Sunday, March 20, 2011

The Apotheosis of Jon Jones

Now that Jon Jones has captured the light heavyweight title (as correctly predicted by your friends at this blog), he has, in the eyes of fans and the media, ascended to the status of godhood -- that rarefied air occupied only by other figures of worship such as Anderson Silva and GSP.

Well, this blog ain't buyin' it! Jon Jones is very good, but he's not invincible. Like the aforementioned MMA gods Silva and GSP, Jones benefits from being in a division where few other fighters possess the strengths to exploit Jones' weaknesses. Silva, for instance, has been able to hold his title for so long because of a dearth of excellent wrestlers in his division. The one time he had to face a great wrestler, that wrestler, Chael Sonnen, pounded Silva's face into the Octagon for 23 minutes before succumbing to one of his two major weaknesses -- a submission -- the other being an inability to stay out of trouble with the government. (Sonnen would be in real trouble if he ever had to fight a bureaucrat who knew submissions!) Other than Sonnen, Silva has benefited from facing a parade of inferior strikers and grapplers lacking sufficient wrestling ability to exploit Silva's glaring weakness in this area. Meanwhile, the sickening goody-two-shoes Canadian GSP benefits from occupying a division lacking a powerful, fast striker with good wrestling. (The Shertards will have a heart attack when I say this, but a bulked-up Frankie Edgar could take out GSP.)

As for Jones, he, too, benefits from having possibly the strongest wrestling in his division, possessing the GSP-like ability to take down wrestlers with more credentials. However, when and if Jones faces a wrestler who can stuff his takedowns and capitalize on Jones' penchant for silly spinning kicks and elbows, he will lose.

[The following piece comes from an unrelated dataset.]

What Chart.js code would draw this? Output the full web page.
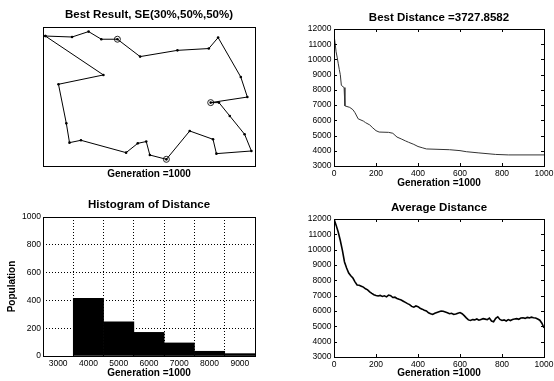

Alas, I do not believe Rashad Evans will be this wrestler, though I can see how he could win if he trained right and employed the proper game plan. (This is highly unlikely given Evans' limited intelligence in these matters.) The wrestlers Jones previously defeated were unprepared for Jones' superior ability because they made the mistake of thinking, "I have X number of wrestling credentials, so there's no way this junior-college wrestler is going to take me down." Evans, at least, won't make that mistake. If Evans trains right (again, highly unlikely), then he is fast enough to take down Jones during one of Jones' flashy ballerina attacks and is a good enough wrestler to hold him down. Also, Evans is fast enough to get in and out with his powerful punches in order to negate Jones' reach. (Why not train as Roy Nelson did for Struve -- with training partners standing on chairs and wielding long pipes? I'm only half kidding here!) The problem, however, is that Evans, though displaying a strong chin in his earlier fights, has, upon being punched, performed the turkey-leg dance in his past three fights. Such a suspect chin does not bode well for Evans in this fight and will probably cause his demise.

A short review of the dreaded Sherdog forums -- abandon hope, all ye who enter -- illustrates the consensus reaction to Jones' win --a combination of shock that Jones decimated Pride-nerd hero Shogun, a premature desire to coronate Jones the new undisputed king of MMA, and a disillusioned acceptance that there's no longer any use in watching MMA since Jon Jones will, after gutting the light-heavyweight division, buzz saw through the heavyweight division and then presumably trounce even Goku of Dragon Ball Z and perhaps, finally, Chuck Norris himself.

Though clearly a great fighter, Jones is not the invincible beast he is being worshiped/feared/hated as. One strong piece of evidence in favor of this assertion is that idiotic Sherdog Radio host TJ Desantis spent nearly the entire Beatdown After the Bell disgustingly burning incense at the altar of Jones. Desantis, like Federal Reserve Chairman Ben Bernanke, is an excellent negative indicator. Everything he says turns out wrong, but Desantis over the years has perfected his authoritative radio voice so that his inane predictions have the ring of truth -- much the way Bernanke masks the absurdity of his catastrophically wrongheaded economic prognostications in the veil of incomprehensible econometric babble. Ergo, we can safely assume that since TJ has anointed him, Jones will inevitably disappoint.

An early sign of that disappointment revealed itself in the title fight -- the fact that despite taking no significant damage and in fact dominating his opponent, Jones was badly gassed by the end of the first round and won only because Shogun was even more gassed as a result of Jones' offense. Jones' trainer blames the gassing on all of the media attention Jones has received of late and, laughably, his alleged superhero act in subduing a New Jersey crackhead. (I have me doubts about whether that incident was not heavily overblown for UFC propaganda purposes.)

Me thinks Jones did not train very hard for this fight, and he didn't have to since his superior wrestling would have enabled him to squash the wrestling-deficient Shogun even if he hadn't trained at all. But Jones has gassed in his previous UFC bouts that went the distance. This gassing will catch up with him sooner or later, and all the alleged experts will, in shock and amazement, ponder what happened to their latest figure of worship.